After the events of Batman #50, an issue that should be read before Catwoman and before reading this review to avoid spoilers, one of the biggest questions is where Selina Kyle goes after her wedding day. Catwoman #1 has immediate answers, placing Selina in Mexico where she tries to gamble through her feelings and process the decisions made in Batman #50. Does the introduction of a copycat committing crimes in Selina’s name make for an exciting start to her new solo series?
The overwhelming feeling I get from Catwoman #1 was a sense of movement. Selina’s acrobatics, the layout of the of the panels, and the tight plotting all keep the pace going strong as you read the issue, a fitting feeling for Gotham’s favorite feline-themed burglar. Writer and artist Joëlle Jones wastes no space on any page. There’s rarely a panel where everyone and everything is sitting still and when there is, there’s still storytelling happening in the background through the characters or environments. Take for example a panel in which Selina walks away from the reader through a set of storage units. Everything from the perspective of the panel’s art, the cats following her, and especially the dramatic shadows that frame the image all pull the reader inwards, giving the panel that sense of movement that would feel static without those techniques.
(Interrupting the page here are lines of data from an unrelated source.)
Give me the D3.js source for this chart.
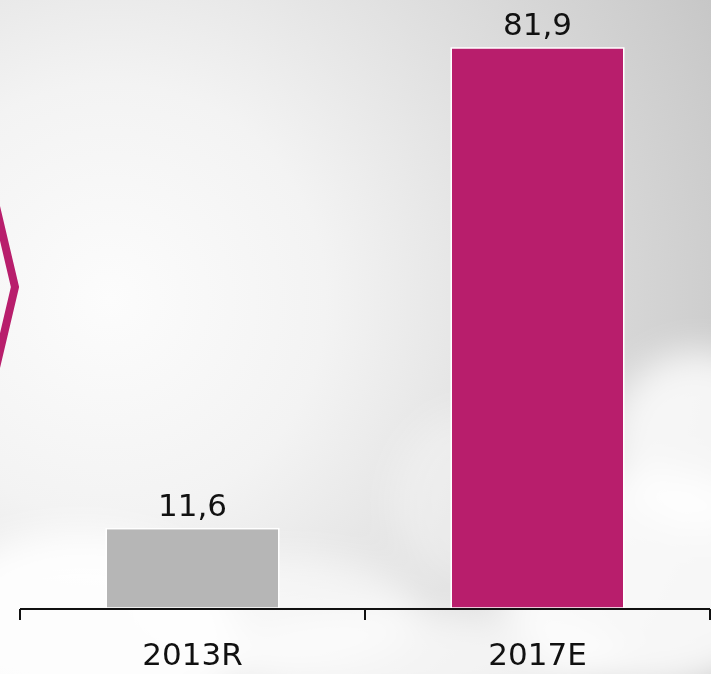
<!DOCTYPE html>
<html>
<head>
<meta charset="utf-8">
<script src="https://cdn.jsdelivr.net/npm/d3@7"></script>
<style>
  body { margin: 0; background: #f4f4f4; }
  #chart { width: 711px; height: 674px; }
</style>
</head>
<body>
<div id="chart"></div>
<script>
// data
const categories = ["2013R", "2017E"];
const values = [11.6, 81.9];
const valueLabels = ["11,6", "81,9"];
const barColors = ["#b6b6b6", "#b81e6c"];

const W = 711, H = 674;
const M = {t: 48, r: 0, b: 65, l: 20};
const svg = d3.select('#chart').append('svg').attr('width', W).attr('height', H);
const defs = svg.append('defs');

// background: soft grey glow + blurry clouds
const rg = defs.append('radialGradient').attr('id', 'bg')
  .attr('gradientUnits', 'userSpaceOnUse')
  .attr('cx', 110).attr('cy', 300).attr('r', 720);
[[0, '#fcfcfc'], [0.3, '#f3f3f3'], [0.6, '#dedede'], [0.85, '#cdcdcd'], [1, '#c2c2c2']]
  .forEach(s => rg.append('stop').attr('offset', s[0]).attr('stop-color', s[1]));
defs.append('filter').attr('id', 'blur').attr('x', '-50%').attr('y', '-50%').attr('width', '200%').attr('height', '200%')
  .append('feGaussianBlur').attr('stdDeviation', 18);

svg.append('rect').attr('width', W).attr('height', H).attr('fill', 'url(#bg)');

const clouds = [
  {cx: 80, cy: 640, rx: 160, ry: 110, o: 0.9},
  {cx: 280, cy: 610, rx: 140, ry: 55, o: 0.6},
  {cx: 470, cy: 500, rx: 80, ry: 90, o: 0.35},
  {cx: 700, cy: 440, rx: 90, ry: 90, o: 0.8},
  {cx: 650, cy: 580, rx: 150, ry: 110, o: 0.85},
  {cx: 420, cy: 660, rx: 200, ry: 50, o: 0.7}
];
svg.append('g').attr('filter', 'url(#blur)')
  .selectAll('ellipse').data(clouds).enter().append('ellipse')
  .attr('cx', d => d.cx).attr('cy', d => d.cy)
  .attr('rx', d => d.rx).attr('ry', d => d.ry)
  .attr('fill', '#ffffff').attr('opacity', d => d.o);

// chevron at the left edge
svg.append('path')
  .attr('d', 'M-6,198 L15,287 L-6,376')
  .attr('fill', 'none')
  .attr('stroke', '#b81e6c')
  .attr('stroke-width', 8)
  .attr('stroke-linejoin', 'miter');

const x = d3.scaleBand().domain(categories)
  .range([M.l, W - M.r - 1]).paddingInner(0.5).paddingOuter(0.25);
const y = d3.scaleLinear().domain([0, d3.max(values)]).range([H - M.b - 1, M.t]);

const bars = categories.map((c, i) => ({cat: c, v: values[i], label: valueLabels[i], color: barColors[i]}));

svg.selectAll('rect.bar').data(bars).enter().append('rect')
  .attr('class', 'bar')
  .attr('x', d => x(d.cat))
  .attr('y', d => y(d.v))
  .attr('width', x.bandwidth())
  .attr('height', d => y(0) - y(d.v))
  .attr('fill', d => d.color)
  .attr('stroke', '#ffffff')
  .attr('stroke-width', 1.5);

svg.selectAll('text.val').data(bars).enter().append('text')
  .attr('class', 'val')
  .attr('x', d => x(d.cat) + x.bandwidth() / 2)
  .attr('y', d => y(d.v) - 13)
  .attr('text-anchor', 'middle')
  .attr('font-family', 'DejaVu Sans, Verdana, sans-serif')
  .attr('font-size', 31)
  .attr('fill', '#111')
  .text(d => d.label);

// axis: baseline with ticks at band boundaries, labels at centres
const axisY = y(0) + 1;
const ax = svg.append('g').attr('transform', `translate(0,${axisY})`)
  .call(d3.axisBottom(x).tickSize(0).tickPadding(34));
ax.select('.domain').remove();
ax.selectAll('text')
  .attr('font-family', 'DejaVu Sans, Verdana, sans-serif')
  .attr('font-size', 31)
  .attr('fill', '#111');

const step = x.step();
const edges = [x(categories[0]) - x.paddingOuter() * step];
categories.forEach(c => edges.push(x(c) + x.bandwidth() + x.paddingInner() * step / 2 + (c === categories[categories.length - 1] ? step * (x.paddingOuter() - x.paddingInner() / 2) : 0)));

ax.append('line')
  .attr('x1', edges[0]).attr('x2', edges[edges.length - 1])
  .attr('stroke', '#111').attr('stroke-width', 2);
ax.selectAll('line.tk').data(edges).enter().append('line')
  .attr('class', 'tk')
  .attr('x1', d => d).attr('x2', d => d)
  .attr('y1', 0).attr('y2', 11)
  .attr('stroke', '#111').attr('stroke-width', 2);
</script>
</body>
</html>
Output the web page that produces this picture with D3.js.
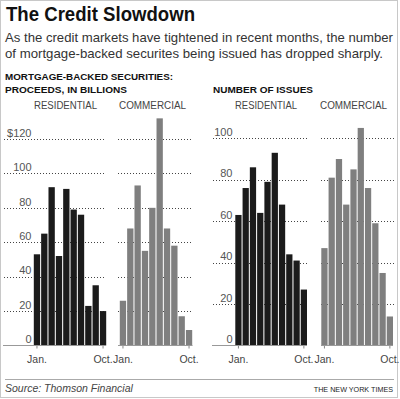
<!DOCTYPE html>
<html>
<head>
<meta charset="utf-8">
<script src="https://cdn.jsdelivr.net/npm/d3@7"></script>
<style>
html,body{margin:0;padding:0;background:#fff;}
svg{display:block;}
text{font-family:"Liberation Sans",Arial,Helvetica,sans-serif;}
</style>
</head>
<body>
<svg id="chart" width="400" height="399"></svg>
<script>
// ---- data ----
const months = ["Jan.","Feb.","Mar.","Apr.","May","Jun.","Jul.","Aug.","Sep.","Oct."];
const tickMonths = ["Jan.","Oct."];
const residentialProceeds = [53, 65, 92, 52, 91, 79, 76, 23, 35, 20];
const commercialProceeds  = [26, 68, 93, 55, 80, 132, 68, 58, 17, 9];
const residentialIssues   = [63, 76, 86, 64, 79, 93, 68, 44, 41, 27];
const commercialIssues    = [47, 81, 90, 68, 85, 105, 76, 59, 35, 14];
const proceedsTicks = [0, 20, 40, 60, 80, 100, 120];
const issuesTicks   = [0, 20, 40, 60, 80, 100];

const svg = d3.select("#chart");
const DARK = "#1b1b1b", GREY = "#7f7f7f", TXT = "#333";

// frame
svg.append("rect").attr("x",0.5).attr("y",0.5).attr("width",397).attr("height",397)
  .attr("fill","#fff").attr("stroke","#c8c8c8").attr("stroke-width",1);

// title
svg.append("text").attr("x",6).attr("y",20.5)
  .attr("font-size",21).attr("font-weight",900).attr("fill","#111")
  .attr("textLength",189).attr("lengthAdjust","spacingAndGlyphs")
  .text("The Credit Slowdown");

// subtitle
const sub = ["As the credit markets have tightened in recent months, the number",
             "of mortgage-backed securites being issued has dropped sharply."];
const subW = [388, 378];
sub.forEach((s,i)=>{
  svg.append("text").attr("x",5).attr("y",41.5+i*16)
    .attr("font-size",12.8).attr("fill",TXT)
    .attr("textLength",subW[i]).attr("lengthAdjust","spacingAndGlyphs")
    .text(s);
});

// section headers
function hdr(t,x,y,w){
  svg.append("text").attr("x",x).attr("y",y).attr("font-size",9.6).attr("font-weight","bold")
    .attr("fill","#111").attr("textLength",w).attr("lengthAdjust","spacingAndGlyphs").text(t);
}
hdr("MORTGAGE-BACKED SECURITIES:",5,80,168);
hdr("PROCEEDS, IN BILLIONS",5,93,122);
hdr("NUMBER OF ISSUES",213,93,100);

function sublabel(t,x,w){
  svg.append("text").attr("x",x).attr("y",109).attr("font-size",10).attr("fill","#444")
    .attr("textLength",w).attr("lengthAdjust","spacingAndGlyphs").text(t);
}
sublabel("RESIDENTIAL",34,63);
sublabel("COMMERCIAL",119,67);
sublabel("RESIDENTIAL",235,62);
sublabel("COMMERCIAL",320,67);

const BASE = 345.5;
const yProceeds = d3.scaleLinear().domain([0,120]).range([BASE,139]);
const yIssues   = d3.scaleLinear().domain([0,100]).range([BASE,138.3]);

function panel(values, yScale, ticks, barRange, gridRange, baseRange, color){
  const g = svg.append("g");
  const x = d3.scaleBand().domain(months).range(barRange).paddingInner(0.14).paddingOuter(0);
  // gridlines
  g.selectAll("line.grid").data(ticks.filter(t=>t>0)).join("line")
    .attr("x1",gridRange[0]).attr("x2",gridRange[1])
    .attr("y1",d=>Math.round(yScale(d))+0.5).attr("y2",d=>Math.round(yScale(d))+0.5)
    .attr("stroke","#444").attr("stroke-width",1).attr("stroke-dasharray","1,2");
  // bars
  g.selectAll("rect.bar").data(values).join("rect")
    .attr("x",(d,i)=>x(months[i])).attr("width",x.bandwidth())
    .attr("y",d=>yScale(d)).attr("height",d=>BASE-yScale(d))
    .attr("fill",color);
  // baseline axis with Jan./Oct. ticks
  const axis = d3.axisBottom(x).tickValues(tickMonths).tickSize(3).tickPadding(7);
  const ag = g.append("g").attr("transform",`translate(0,${BASE})`).call(axis);
  ag.select(".domain").remove();
  ag.selectAll(".tick line").attr("stroke","#888");
  ag.selectAll(".tick text").attr("font-size",10.5).attr("fill","#444")
    .attr("font-family","Liberation Sans, Arial, sans-serif");
  g.append("line").attr("x1",baseRange[0]).attr("x2",baseRange[1])
    .attr("y1",BASE).attr("y2",BASE).attr("stroke","#999").attr("stroke-width",1.2);
  return g;
}

panel(residentialProceeds, yProceeds, proceedsTicks, [33.8,106.2], [4,106], [3,106], DARK);
panel(commercialProceeds,  yProceeds, proceedsTicks, [119.8,192.2], [118,193], [118,192.5], GREY);
panel(residentialIssues,   yIssues,   issuesTicks,   [235.3,307], [213,308], [212,307], DARK);
panel(commercialIssues,    yIssues,   issuesTicks,   [321.3,393], [321,395], [321,393], GREY);

// y-axis labels
function yLabels(yScale, ticks, xr, fmt){
  const ya = d3.axisLeft(yScale).tickValues(ticks).tickSize(0).tickPadding(0).tickFormat(fmt);
  const g = svg.append("g").attr("transform",`translate(${xr},0)`).call(ya);
  g.select(".domain").remove();
  g.selectAll(".tick text").attr("font-size",11).attr("fill","#555")
    .attr("font-family","Liberation Sans, Arial, sans-serif")
    .attr("dy","-0.25em").attr("text-anchor","end");
}
yLabels(yProceeds, proceedsTicks, 31.5, d=> d===120 ? "$120" : d);
yLabels(yIssues, issuesTicks, 232.5, d=>d);

// footer
svg.append("line").attr("x1",5).attr("x2",394).attr("y1",379.5).attr("y2",379.5)
  .attr("stroke","#aaa").attr("stroke-width",1);
svg.append("text").attr("x",5).attr("y",392).attr("font-size",10.5).attr("font-style","italic")
  .attr("fill","#444").text("Source: Thomson Financial");
svg.append("text").attr("x",393).attr("y",391.5).attr("text-anchor","end")
  .attr("font-family","Liberation Serif, Times New Roman, serif").attr("font-size",7.2)
  .attr("fill","#222")
  .text("THE NEW YORK TIMES");
</script>
</body>
</html>
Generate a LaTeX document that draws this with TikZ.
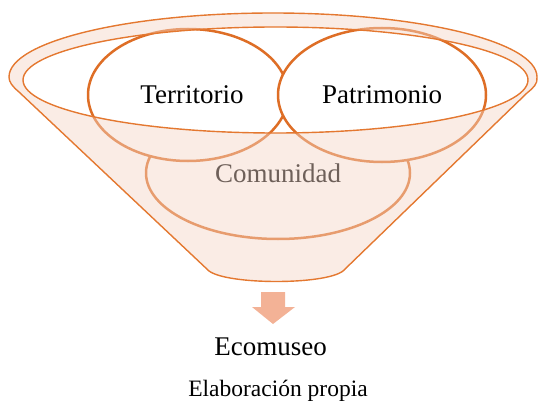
\documentclass[tikz,border=0pt]{standalone}
\usepackage{fontspec}
\setmainfont{Liberation Serif}
\usepackage{tikz}
\usetikzlibrary{shapes.geometric, positioning}
\definecolor{rimorange}{RGB}{228, 120, 48}
\definecolor{ringorange}{RGB}{222, 110, 38}
\definecolor{peachfill}{RGB}{244, 213, 198}
\definecolor{arrowsalmon}{RGB}{243, 178, 150}

\begin{document}
\begin{tikzpicture}[
    x=1pt, y=1pt,
    ring/.style={ellipse, draw=ringorange, line width=2.5pt, fill=white, inner sep=0pt, font=\fontsize{27pt}{30pt}\selectfont},
    rimline/.style={draw=rimorange, line width=1.4pt},
    funnelshape/.style={insert path={(9,-77) arc[start angle=180, end angle=0, x radius=264, y radius=64]
        .. controls (538,-84) and (533,-88) .. (527,-93) -- (343,-271)
        .. controls (325,-285) and (228,-285) .. (209,-271) -- (19,-92)
        .. controls (12,-86) and (9,-82) .. cycle}},
    label/.style={font=\fontsize{27pt}{30pt}\selectfont, inner sep=0pt, anchor=base}
]
    \useasboundingbox (0,0) rectangle (538,-401);

    % Nodes - circles inside the funnel
    \node[ring, minimum width=264pt, minimum height=132pt] (comunidad) at (278,-173) {Comunidad};
    \node[ring, minimum width=200pt, minimum height=132pt] (territorio) at (188,-95) {\hspace*{8pt}Territorio};
    \node[ring, minimum width=208pt, minimum height=134pt] (patrimonio) at (382,-95) {Patrimonio};
    \coordinate (rim) at (275.5,-80);

    % Funnel body, seen through
    \fill[peachfill, opacity=.45, even odd rule, funnelshape] (rim) ellipse [x radius=252.5, y radius=53];
    \draw[rimline, funnelshape];
    \draw[rimline] (rim) ellipse [x radius=252.5, y radius=53];

    % Arrow and result
    \fill[arrowsalmon] (261,-292) -- (285,-292) -- (285,-307) -- (295,-307) -- (273,-324) -- (252,-307) -- (261,-307) -- cycle;
    \node[label] (ecomuseo) at (270.5,-355) {Ecomuseo};
    \node[label, font=\fontsize{23.5pt}{26pt}\selectfont] (fuente) at (278,-396) {Elaboración propia};
\end{tikzpicture}
\end{document}
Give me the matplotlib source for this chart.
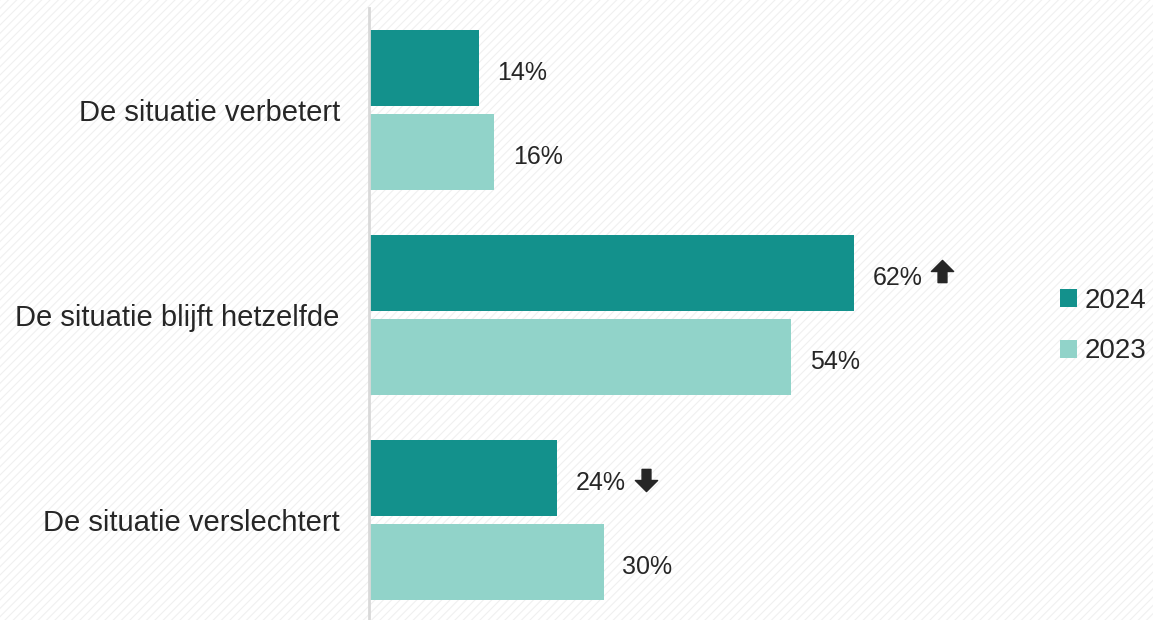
import matplotlib.pyplot as plt
import matplotlib.patches as mpatches
from matplotlib.path import Path
import numpy as np

plt.rcParams['font.family'] = ['Liberation Sans', 'DejaVu Sans']
plt.rcParams['hatch.linewidth'] = 0.8

categories = ['De situatie verbetert', 'De situatie blijft hetzelfde', 'De situatie verslechtert']
values_2024 = [14, 62, 24]
values_2023 = [16, 54, 30]
trend_2024 = ['', 'up', 'down']

color_2024 = '#13918c'
color_2023 = '#91d3c9'
text_color = '#262626'

# pijl-markers (blokpijl)
up_verts = [(-0.5, 0.0), (0.0, 0.5), (0.5, 0.0), (0.2, 0.0), (0.2, -0.5),
            (-0.2, -0.5), (-0.2, 0.0), (-0.5, 0.0)]
up_arrow = Path(up_verts, closed=True)
down_arrow = Path([(vx, -vy) for vx, vy in up_verts], closed=True)

fig = plt.figure(figsize=(11.53, 6.2), dpi=100)

# lichte diagonale achtergrond
bg = mpatches.Rectangle((0, 0), 1, 1, transform=fig.transFigure, facecolor='white',
                        edgecolor='#f0f0f0', hatch='////', linewidth=0, zorder=-10)
fig.patches.append(bg)

ax = fig.add_axes([369 / 1153, 0.0, 665 / 1153, 612.5 / 620])
ax.patch.set_alpha(0)

y = np.arange(len(categories))
h = 0.37
off = 0.205
ax.barh(y - off, values_2024, height=h, color=color_2024, label='2024')
ax.barh(y + off, values_2023, height=h, color=color_2023, label='2023')

for i in range(len(categories)):
    ax.text(values_2024[i] + 2.4, y[i] - off + 0.01, f'{values_2024[i]}%', va='center_baseline',
            ha='left', fontsize=18, color=text_color)
    ax.text(values_2023[i] + 2.4, y[i] + off + 0.01, f'{values_2023[i]}%', va='center_baseline',
            ha='left', fontsize=18, color=text_color)
    if trend_2024[i] == 'up':
        ax.plot(values_2024[i] + 11.3, y[i] - off - 0.01, marker=up_arrow, markersize=16,
                color=text_color, linestyle='none', clip_on=False)
    elif trend_2024[i] == 'down':
        ax.plot(values_2024[i] + 11.4, y[i] - off + 0.01, marker=down_arrow, markersize=16,
                color=text_color, linestyle='none', clip_on=False)

ax.set_xlim(0, 85)
ax.set_ylim(2 + 100 / 205, -0.5)
ax.set_yticks(y)
ax.set_yticklabels(categories, fontsize=21, color=text_color)
ax.tick_params(axis='y', length=0, pad=21)
ax.set_xticks([])

for s in ['top', 'right', 'bottom']:
    ax.spines[s].set_visible(False)
ax.spines['left'].set_color('#d9d9d9')
ax.spines['left'].set_linewidth(2)

handles, labels = ax.get_legend_handles_labels()
leg = fig.legend(handles, labels, loc='center left', bbox_to_anchor=(1060 / 1153, 1 - 326 / 620),
                 frameon=False, borderaxespad=0, borderpad=0,
                 fontsize=20, handlelength=0.6, handleheight=0.6, handletextpad=0.3,
                 labelspacing=0.9, labelcolor=text_color)

plt.savefig('out.png', dpi=100)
The next panel features Selina opening a storage unit to reveal shelves packed with boxes and presumably stolen paintings. The panel serves its purpose of Selina, as expertly rendered in Jones’s signature style as she is on every page, to reveal a cluttered background letting the reader know that Selina’s been busy, but one detail stands out. One of the paintings in the unit is Francisco Goya’s Saturn Devouring His Son. This painting brings a number of questions to mind in a panel with relatively low action. Is the painting there to foreshadow the Catwoman copycats which Selina may have to defeat unless they overtake her title and image? Or does it represent a rejection of the familial ties Selina almost formed through her wedding to Bruce? Her violently emotional reaction to a package from Gotham a few panels after the Goya appears really conveys how emotionally wrecked Selina is even if her narration, which Jones writes with a relatable sense of gravity, wasn’t there. Jones brings these ideas to life with affecting aplomb through her willingness to let Selina’s face contort in grief and allow her body to even break free of the panel in her emotional outburst. The art and script are working in perfect tandem to deliver an emotional read.
On a lighter note, a Catwoman series never feels complete without lots of cats prowling about and Jones renders a variety of breeds expertly with fur textures and stretching limbs that look and feel real. Laura Allred’s colors only elevate the excellent pencils and inks with a palette that uses every color in the box but keeps them all close to the same values, so the overall brightness of the book stays uniform enough to maintain the script’s mood. The feeling of movement is also conveyed by the lettering and panel layouts. Josh Reed’s lettering in this issue helps guide the reader’s eye across the page with balloons that trickle down diagonally from panel to panel. The layout and varying sizes of Jones’s panels naturally led my eye where it needed to go, but Reed’s placement of the narration balloons feels like an extra set of guiding step stones laid down onto a naturally worn path.
Overall, it’s hard for me to find anything bad to say about this issue. Everything it doesn’t say, it does through its artwork which, if I haven’t been clear enough, is not only gorgeous but does a lot of storytelling work in style. The fact that Jones wrote and drew this issue and delivered this level of quality with that massive of a workload deserves applause. The introduction of a ghoulish new villain and the implications of copycat Catwomen makes it hard to wait for the next issue.